Catastrophe losses strain reinsurers as 6-year $100b streak persists
Contract structures kept higher attachment points though some exclusions tightened.
Globally insured catastrophe losses have exceeded $100b for six straight years, increasing risk pressure on reinsurers according to AM Best.
Other key risks highlighted include ongoing “social inflation” in casualty lines and macroeconomic uncertainty.
Despite the challenges, AM Best said capital remains strong, projecting about $540b in traditional reinsurance capital and about $120b in insurance-linked securities (ILS) capital at the start of 2026, whilst higher interest rates continue to support investment income.

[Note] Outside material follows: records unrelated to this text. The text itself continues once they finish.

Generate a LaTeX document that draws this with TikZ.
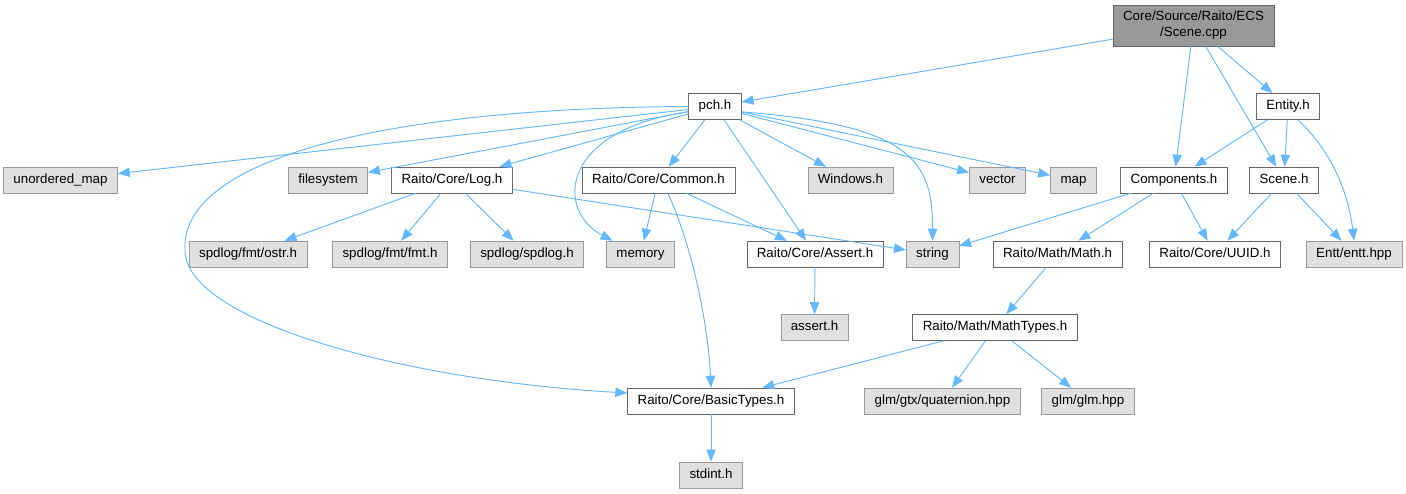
\documentclass[tikz,border=0pt]{standalone}
\usepackage{fontspec}
\setmainfont{Liberation Sans}
\usetikzlibrary{arrows.meta}
\definecolor{edgeblue}{HTML}{63B8FF}
\definecolor{boxline}{HTML}{666666}
\definecolor{sysline}{HTML}{999999}
\definecolor{sysfill}{HTML}{E0E0E0}
\begin{document}
\begin{tikzpicture}[x=0.75pt,y=-0.75pt,
  every node/.style={font=\fontsize{10}{12}\selectfont,inner xsep=7.5pt,inner ysep=0pt,minimum height=19.5pt},
  file/.style={draw=boxline,fill=white,text height=7pt,text depth=2pt},
  sys/.style={draw=sysline,fill=sysfill,text height=7pt,text depth=2pt},
  root/.style={draw=boxline,fill=sysline,align=center,minimum height=30.75pt},
  dep/.style={draw=edgeblue,line width=0.7pt,-{Triangle[length=9pt,width=7pt]}}]
\useasboundingbox (0,0) rectangle (1406,493);
\node[root] (scenecpp) at (1193.5,25.5) {Core/Source/Raito/ECS\\/Scene.cpp};
\node[file] (pch) at (715,106.5) {pch.h};
\node[file] (entity) at (1288,106.5) {Entity.h};
\node[sys] (umap) at (60.5,180) {unordered\_map};
\node[sys] (fs) at (328,180) {filesystem};
\node[file] (log) at (452,180) {Raito/Core/Log.h};
\node[file] (common) at (658.5,180) {Raito/Core/Common.h};
\node[sys] (windows) at (850.5,180) {Windows.h};
\node[sys] (vector) at (997.5,180) {vector};
\node[sys] (map) at (1073.5,180) {map};
\node[file] (components) at (1174,180) {Components.h};
\node[file] (sceneh) at (1284,180) {Scene.h};
\node[sys] (ostr) at (248,254) {spdlog/fmt/ostr.h};
\node[sys] (fmt) at (390,254) {spdlog/fmt/fmt.h};
\node[sys] (spdlog) at (527,254) {spdlog/spdlog.h};
\node[sys] (memory) at (640.5,254) {memory};
\node[file] (assert) at (815,254) {Raito/Core/Assert.h};
\node[sys] (string) at (932.5,254) {string};
\node[file] (math) at (1057.5,254) {Raito/Math/Math.h};
\node[file] (uuid) at (1215,254) {Raito/Core/UUID.h};
\node[sys] (entt) at (1354,254) {Entt/entt.hpp};
\node[sys] (asserth) at (814.5,327.5) {assert.h};
\node[file] (mathtypes) at (995,327.5) {Raito/Math/MathTypes.h};
\node[file] (basic) at (711,401) {Raito/Core/BasicTypes.h};
\node[sys] (quat) at (942.5,401) {glm/gtx/quaternion.hpp};
\node[sys] (glm) at (1088,401) {glm/glm.hpp};
\node[sys] (stdint) at (711,475) {stdint.h};
\foreach \a/\b in {scenecpp/pch,scenecpp/components,scenecpp/sceneh,scenecpp/entity,
  entity/components,entity/sceneh,pch/umap,pch/fs,pch/log,pch/common,pch/assert,
  pch/windows,pch/vector,pch/map,log/ostr,log/fmt,log/spdlog,log/string,
  common/memory,common/assert,assert/asserth,components/string,components/math,
  components/uuid,sceneh/uuid,sceneh/entt,math/mathtypes,mathtypes/basic,
  mathtypes/quat,mathtypes/glm,basic/stdint}{
 \draw[dep] (\a) -- (\b);
}
\draw[dep] (pch.west) .. controls (380,108) and (180,160) .. (185,250)
  .. controls (185,320) and (400,380) .. ([yshift=6pt]basic.west);
\draw[dep] ([yshift=-4pt]pch.west) .. controls (560,130) and (555,210) .. ([xshift=-21pt]memory.north);
\draw[dep] ([yshift=-4pt]pch.east) .. controls (910,125) and (933,160) .. (string.north);
\draw[dep] ([xshift=7pt]common.south) .. controls (690,240) and (708,320) .. (basic.north);
\draw[dep] ([xshift=7.5pt]entity.south) .. controls (1330,150) and (1348,190) .. (entt.north);
\end{tikzpicture}
\end{document}
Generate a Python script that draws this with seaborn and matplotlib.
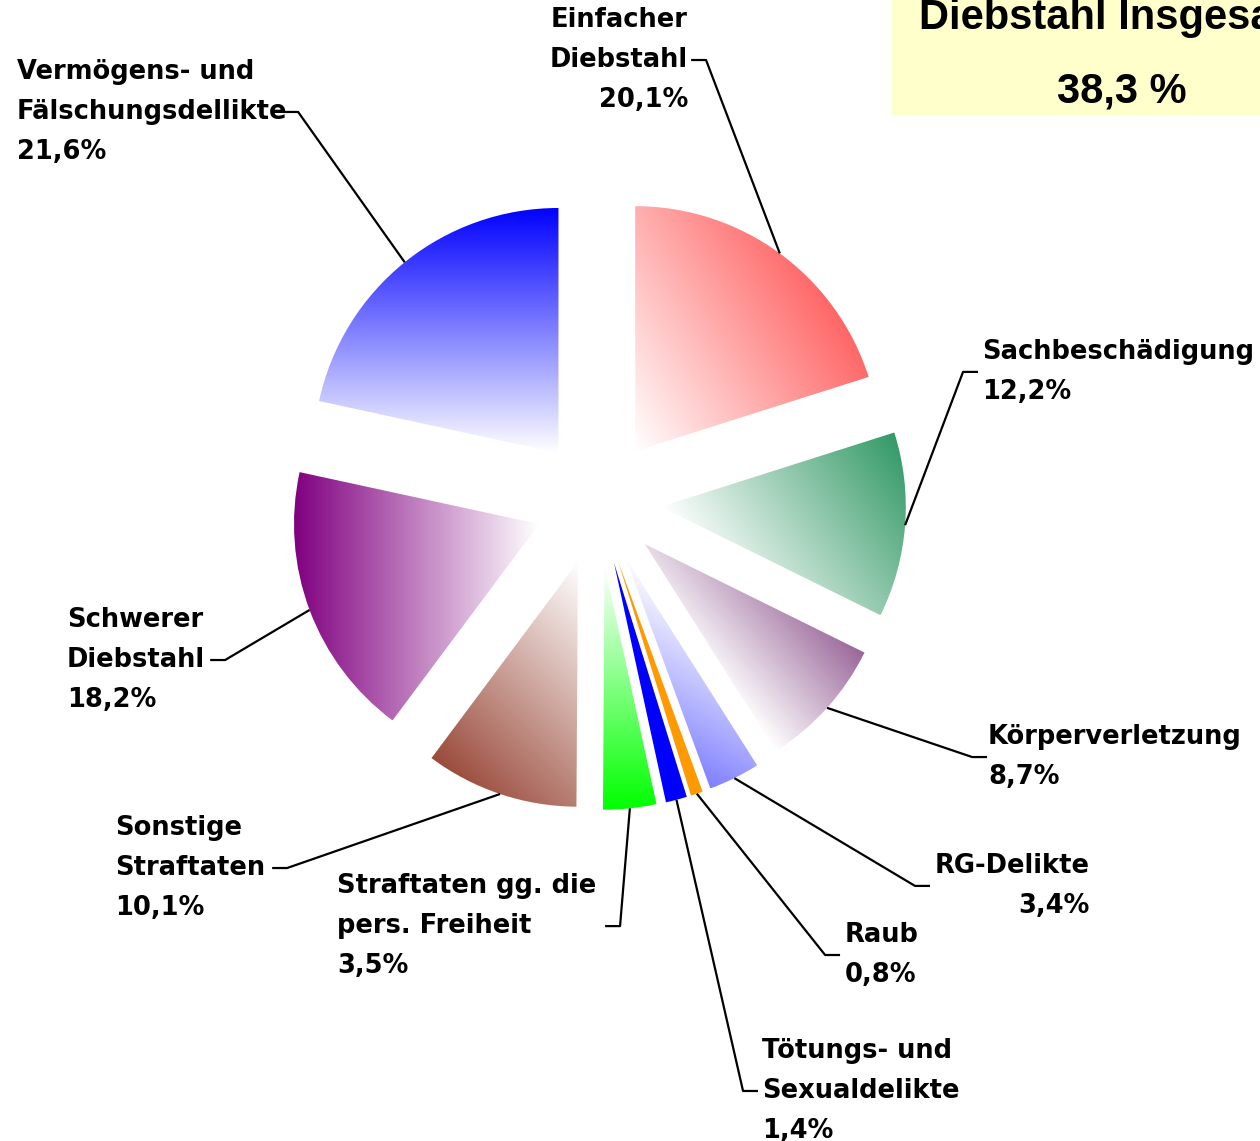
import numpy as np
import matplotlib
matplotlib.use("Agg")
import matplotlib.pyplot as plt
import seaborn as sns
from matplotlib.colors import to_rgb
from matplotlib.patches import Rectangle

# data, clockwise from 12 o'clock
categories = ["Einfacher\nDiebstahl", "Sachbeschädigung", "Körperverletzung",
              "RG-Delikte", "Raub", "Tötungs- und\nSexualdelikte",
              "Straftaten gg. die\npers. Freiheit", "Sonstige\nStraftaten",
              "Schwerer\nDiebstahl", "Vermögens- und\nFälschungsdellikte"]
shares = [20.1, 12.2, 8.7, 3.4, 0.8, 1.4, 3.5, 10.1, 18.2, 21.6]
theft_parts = ["Einfacher\nDiebstahl", "Schwerer\nDiebstahl"]
box_title = "Diebstahl Insgesamt"

# styles
colors = ["#FF6666", "#339966", "#996699", "#8080FF", "#FF9900",
          "#0000FF", "#00FF00", "#9A4A3A", "#800080", "#0000FF"]
grad_angles = [32, 35, 40, 240, None, None, 270, 225, 180, 90]

# label layout: elbow point, tick direction, text x, ha, multialignment
label_layout = [
    ((0.441, 1.804), -1, 0.367, "right", "right"),
    ((1.490, 0.531), 1, 1.567, "left", "left"),
    ((1.527, -1.041), 1, 1.592, "left", "left"),
    ((1.294, -1.567), 1, 1.376, "left", "right"),
    ((0.927, -1.849), 1, 1.008, "left", "left"),
    ((0.592, -2.404), 1, 0.669, "left", "left"),
    ((0.090, -1.731), -1, -1.065, "left", "left"),
    ((-1.269, -1.494), -1, -1.971, "left", "left"),
    ((-1.522, -0.645), -1, -2.167, "left", "left"),
    ((-1.224, 1.592), -1, -2.371, "left", "left"),
]


def fmt(v):
    return f"{v:.1f}".replace(".", ",")


sns.set_theme(style="white")
plt.rcParams["font.family"] = ["DejaVu Sans"]
plt.rcParams["text.color"] = "black"

fig = plt.figure(figsize=(12.6, 11.41), dpi=100)
ax = fig.add_axes([0, 0, 1, 1])

wedges, _ = ax.pie(shares, explode=[0.257] * len(shares), startangle=90,
                   counterclock=False, radius=1, center=(0, 0),
                   wedgeprops=dict(linewidth=0, edgecolor="none"))

for w, col, ang in zip(wedges, colors, grad_angles):
    rgb = np.array(to_rgb(col))
    if ang is None:
        w.set_facecolor(col)
        w.set_zorder(2)
        continue
    w.set_facecolor("none")
    cx, cy = w.center
    th = np.radians(np.linspace(w.theta1, w.theta2, 200))
    bx = np.concatenate([[cx], cx + w.r * np.cos(th)])
    by = np.concatenate([[cy], cy + w.r * np.sin(th)])
    d = np.array([np.cos(np.radians(ang)), np.sin(np.radians(ang))])
    proj = bx * d[0] + by * d[1]
    x0, x1, y0, y1 = bx.min(), bx.max(), by.min(), by.max()
    X, Y = np.meshgrid(np.linspace(x0, x1, 400), np.linspace(y0, y1, 400))
    t = ((X * d[0] + Y * d[1]) - proj.min()) / (proj.max() - proj.min())
    t = np.clip(t, 0, 1)[..., None]
    img = 1 - t * (1 - rgb)
    im = ax.imshow(img, extent=[x0, x1, y0, y1], origin="lower",
                   interpolation="bilinear", zorder=1)
    im.set_clip_path(w)

# labels with leader lines
for w, name, v, lay in zip(wedges, categories, shares, label_layout):
    (ex, ey), tdir, tx, ha, ma = lay
    mid = np.radians((w.theta1 + w.theta2) / 2)
    sx = w.center[0] + w.r * np.cos(mid)
    sy = w.center[1] + w.r * np.sin(mid)
    ax.plot([sx, ex, ex + tdir * 0.061], [sy, ey, ey], color="black",
            lw=1.6, zorder=3, solid_capstyle="butt")
    ax.text(tx, ey, f"{name}\n{fmt(v)}%", ha=ha, va="center",
            multialignment=ma, fontsize=18.5, fontweight="bold",
            linespacing=1.69, color="black", zorder=4)

# total theft box
total = sum(v for c, v in zip(categories, shares) if c in theft_parts)
ax.add_patch(Rectangle((1.2, 1.580), 2.0, 1.0, facecolor="#FFFFCC",
                       edgecolor="none", zorder=0))
ax.text(2.139, 1.931, box_title, ha="center", va="baseline", color="black",
        fontsize=30, fontweight="bold", family=["Liberation Sans"], zorder=4)
ax.text(2.139, 1.629, f"{fmt(total)} %", ha="center", va="baseline",
        color="black", fontsize=30, fontweight="bold",
        family=["Liberation Sans"], zorder=4)

ax.set_xlim(-598 / 245, (1260 - 598) / 245)
ax.set_ylim((502 - 1141) / 245, 502 / 245)
ax.set_aspect("equal")
ax.axis("off")

fig.savefig("out.png", dpi=100)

AM Best has revised its outlook for the global non-life reinsurance segment to stable, from positive, citing faster-than-expected softening in property reinsurance pricing and continued pressure in casualty lines.
The agency pointed to the 1 January, 2026 renewals, where property reinsurance rates fell by 10% to 20%, with the biggest declines on accounts without recent losses.
It said pricing is moving closer to pre-2023 levels, although property catastrophe pricing still appears above technical adequacy.
AM Best said terms and conditions have largely held, including higher attachment points, even as some wording has broadened and certain exclusions have narrowed.
It also noted more capacity for aggregate covers, but said these are still typically structured with higher attachment points or second-event protection.